* begin *

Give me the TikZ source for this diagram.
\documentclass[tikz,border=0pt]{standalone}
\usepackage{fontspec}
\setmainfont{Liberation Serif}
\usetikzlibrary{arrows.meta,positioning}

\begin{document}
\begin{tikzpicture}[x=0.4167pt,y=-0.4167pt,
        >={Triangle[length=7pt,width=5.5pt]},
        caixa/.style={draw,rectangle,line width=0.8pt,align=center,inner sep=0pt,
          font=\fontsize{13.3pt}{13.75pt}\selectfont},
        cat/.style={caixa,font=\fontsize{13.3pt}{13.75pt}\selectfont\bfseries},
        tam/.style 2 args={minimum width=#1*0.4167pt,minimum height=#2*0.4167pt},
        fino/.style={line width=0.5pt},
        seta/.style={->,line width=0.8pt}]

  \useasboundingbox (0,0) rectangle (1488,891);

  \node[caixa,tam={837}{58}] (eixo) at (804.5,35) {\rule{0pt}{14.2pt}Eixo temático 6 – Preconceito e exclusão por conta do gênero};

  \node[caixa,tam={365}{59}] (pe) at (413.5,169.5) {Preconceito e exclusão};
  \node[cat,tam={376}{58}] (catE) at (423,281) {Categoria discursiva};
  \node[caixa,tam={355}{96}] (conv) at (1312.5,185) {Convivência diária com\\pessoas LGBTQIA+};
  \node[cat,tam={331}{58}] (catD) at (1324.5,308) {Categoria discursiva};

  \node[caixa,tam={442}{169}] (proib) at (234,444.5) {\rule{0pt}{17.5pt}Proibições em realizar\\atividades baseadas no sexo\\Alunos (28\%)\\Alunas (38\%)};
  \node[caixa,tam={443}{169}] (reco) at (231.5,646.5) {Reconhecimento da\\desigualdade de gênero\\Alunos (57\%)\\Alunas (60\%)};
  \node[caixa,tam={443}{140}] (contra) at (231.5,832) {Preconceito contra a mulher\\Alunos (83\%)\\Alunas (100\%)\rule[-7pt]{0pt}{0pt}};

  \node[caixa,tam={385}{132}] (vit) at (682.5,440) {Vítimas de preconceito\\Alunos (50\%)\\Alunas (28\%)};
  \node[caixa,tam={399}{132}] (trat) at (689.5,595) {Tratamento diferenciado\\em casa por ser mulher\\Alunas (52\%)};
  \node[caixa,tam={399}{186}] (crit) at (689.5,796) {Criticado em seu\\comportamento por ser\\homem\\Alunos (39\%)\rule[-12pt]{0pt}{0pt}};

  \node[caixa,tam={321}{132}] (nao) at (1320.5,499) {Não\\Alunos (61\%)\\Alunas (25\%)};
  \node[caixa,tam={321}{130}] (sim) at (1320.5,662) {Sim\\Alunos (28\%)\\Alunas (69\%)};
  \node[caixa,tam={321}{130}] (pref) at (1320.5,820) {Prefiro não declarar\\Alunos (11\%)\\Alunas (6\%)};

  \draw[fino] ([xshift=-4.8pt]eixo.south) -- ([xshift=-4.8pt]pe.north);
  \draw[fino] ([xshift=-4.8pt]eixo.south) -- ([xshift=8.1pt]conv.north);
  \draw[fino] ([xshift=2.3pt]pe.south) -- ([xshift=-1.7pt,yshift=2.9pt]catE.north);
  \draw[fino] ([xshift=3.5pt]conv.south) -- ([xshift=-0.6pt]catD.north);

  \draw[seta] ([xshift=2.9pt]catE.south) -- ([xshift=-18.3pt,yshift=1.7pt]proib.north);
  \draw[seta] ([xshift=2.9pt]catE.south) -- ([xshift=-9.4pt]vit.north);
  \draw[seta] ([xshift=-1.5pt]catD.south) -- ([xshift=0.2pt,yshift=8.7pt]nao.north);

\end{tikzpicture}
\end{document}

* end *

### [Problem statement]
Give the listing again, word for word.

### [Written answer]
Give me the TikZ source for this diagram.
\documentclass[tikz,border=0pt]{standalone}
\usepackage{fontspec}
\setmainfont{Liberation Serif}
\usetikzlibrary{arrows.meta,positioning}

\begin{document}
\begin{tikzpicture}[x=0.4167pt,y=-0.4167pt,
        >={Triangle[length=7pt,width=5.5pt]},
        caixa/.style={draw,rectangle,line width=0.8pt,align=center,inner sep=0pt,
          font=\fontsize{13.3pt}{13.75pt}\selectfont},
        cat/.style={caixa,font=\fontsize{13.3pt}{13.75pt}\selectfont\bfseries},
        tam/.style 2 args={minimum width=#1*0.4167pt,minimum height=#2*0.4167pt},
        fino/.style={line width=0.5pt},
        seta/.style={->,line width=0.8pt}]

  \useasboundingbox (0,0) rectangle (1488,891);

  \node[caixa,tam={837}{58}] (eixo) at (804.5,35) {\rule{0pt}{14.2pt}Eixo temático 6 – Preconceito e exclusão por conta do gênero};

  \node[caixa,tam={365}{59}] (pe) at (413.5,169.5) {Preconceito e exclusão};
  \node[cat,tam={376}{58}] (catE) at (423,281) {Categoria discursiva};
  \node[caixa,tam={355}{96}] (conv) at (1312.5,185) {Convivência diária com\\pessoas LGBTQIA+};
  \node[cat,tam={331}{58}] (catD) at (1324.5,308) {Categoria discursiva};

  \node[caixa,tam={442}{169}] (proib) at (234,444.5) {\rule{0pt}{17.5pt}Proibições em realizar\\atividades baseadas no sexo\\Alunos (28\%)\\Alunas (38\%)};
  \node[caixa,tam={443}{169}] (reco) at (231.5,646.5) {Reconhecimento da\\desigualdade de gênero\\Alunos (57\%)\\Alunas (60\%)};
  \node[caixa,tam={443}{140}] (contra) at (231.5,832) {Preconceito contra a mulher\\Alunos (83\%)\\Alunas (100\%)\rule[-7pt]{0pt}{0pt}};

  \node[caixa,tam={385}{132}] (vit) at (682.5,440) {Vítimas de preconceito\\Alunos (50\%)\\Alunas (28\%)};
  \node[caixa,tam={399}{132}] (trat) at (689.5,595) {Tratamento diferenciado\\em casa por ser mulher\\Alunas (52\%)};
  \node[caixa,tam={399}{186}] (crit) at (689.5,796) {Criticado em seu\\comportamento por ser\\homem\\Alunos (39\%)\rule[-12pt]{0pt}{0pt}};

  \node[caixa,tam={321}{132}] (nao) at (1320.5,499) {Não\\Alunos (61\%)\\Alunas (25\%)};
  \node[caixa,tam={321}{130}] (sim) at (1320.5,662) {Sim\\Alunos (28\%)\\Alunas (69\%)};
  \node[caixa,tam={321}{130}] (pref) at (1320.5,820) {Prefiro não declarar\\Alunos (11\%)\\Alunas (6\%)};

  \draw[fino] ([xshift=-4.8pt]eixo.south) -- ([xshift=-4.8pt]pe.north);
  \draw[fino] ([xshift=-4.8pt]eixo.south) -- ([xshift=8.1pt]conv.north);
  \draw[fino] ([xshift=2.3pt]pe.south) -- ([xshift=-1.7pt,yshift=2.9pt]catE.north);
  \draw[fino] ([xshift=3.5pt]conv.south) -- ([xshift=-0.6pt]catD.north);

  \draw[seta] ([xshift=2.9pt]catE.south) -- ([xshift=-18.3pt,yshift=1.7pt]proib.north);
  \draw[seta] ([xshift=2.9pt]catE.south) -- ([xshift=-9.4pt]vit.north);
  \draw[seta] ([xshift=-1.5pt]catD.south) -- ([xshift=0.2pt,yshift=8.7pt]nao.north);

\end{tikzpicture}
\end{document}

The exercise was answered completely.